Your diet is probably the biggest slice of your water footprint, especially if you eat meat from cows and other animals fed with water-intensive crops, such as corn. Cutting consumption of animal products in half would reduce the U.S.’s dietary requirements of water by 37 percent. The average U.S. diet currently takes 1,320 gallons (4,997 liters) of water a day to produce.
Food is also a means by which water is moved, or imported and exported, around the world. You may find that the rice you bought today was grown in a dry region of Jordan with the help of highly engineered, but not always very efficient, irrigation systems. For example, northern China annually exports to south China about 1.8 trillion cubic feet (52 billion cubic meters) of water indirectly through foodstuffs and other products.
In areas where food is not taken for granted—often the same areas where droughts and flooding hit the hardest—there are 850 million people annually suffering from malnutrition. As water becomes less accessible, so does food.

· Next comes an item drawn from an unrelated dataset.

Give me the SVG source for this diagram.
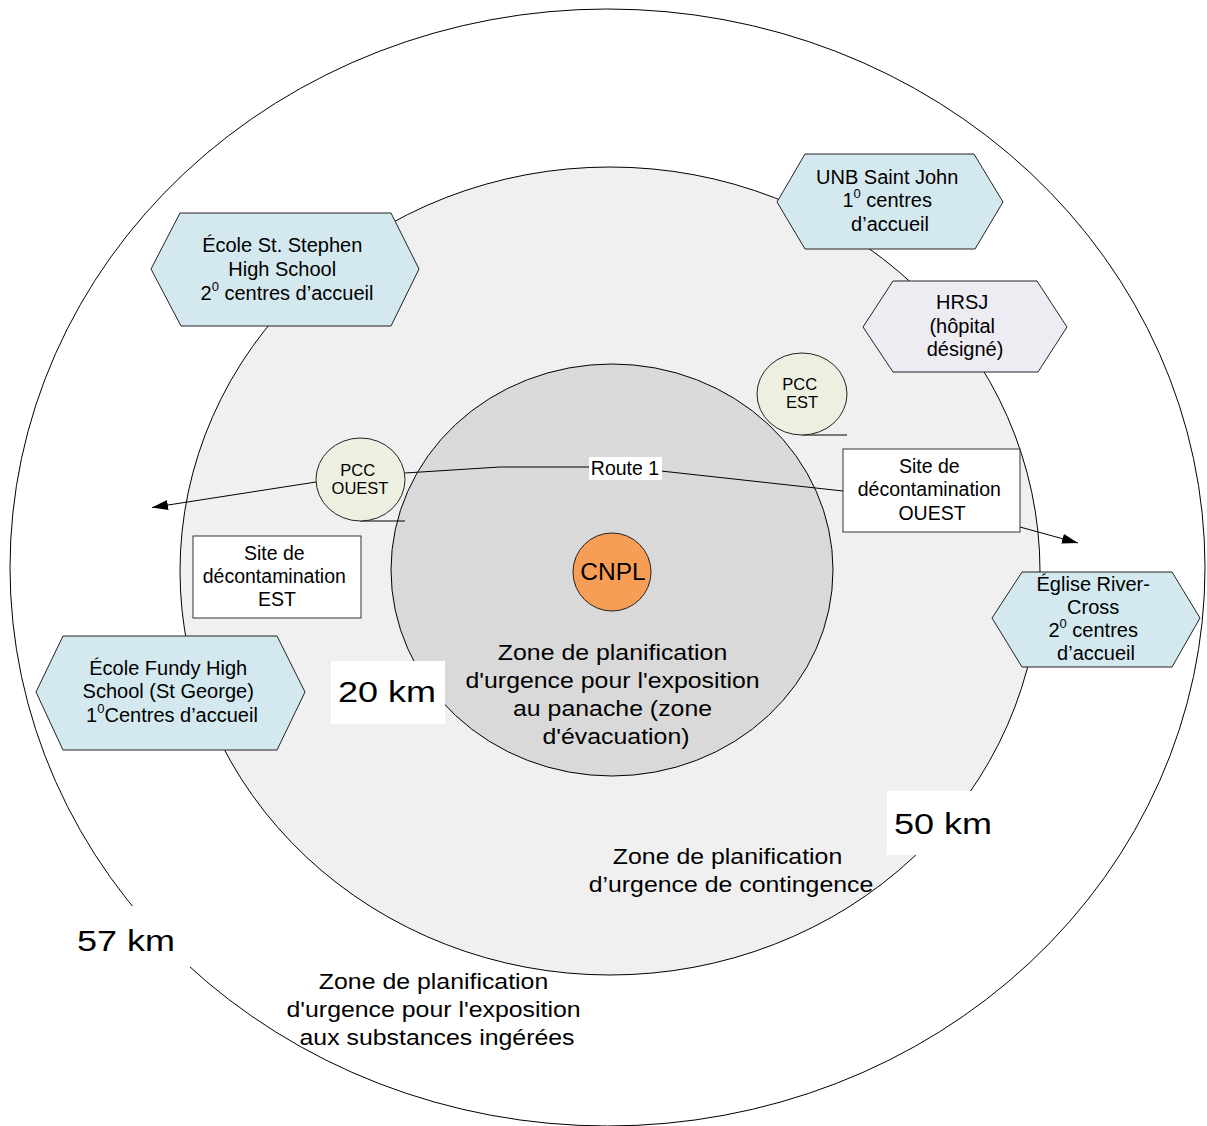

- More efficient irrigation practices, such as drip and micro-sprinklers, can reduce the volume of water applied to agricultural fields by 30-70 percent and can increase crop yields by 20-90 percent.
- Drip irrigation is used on less than 2 percent of irrigated land worldwide.
- Reducing U.S. irrigation demands by even 10 percent could free up enough freshwater to meet the new urban and industrial water demands anticipated for 2025.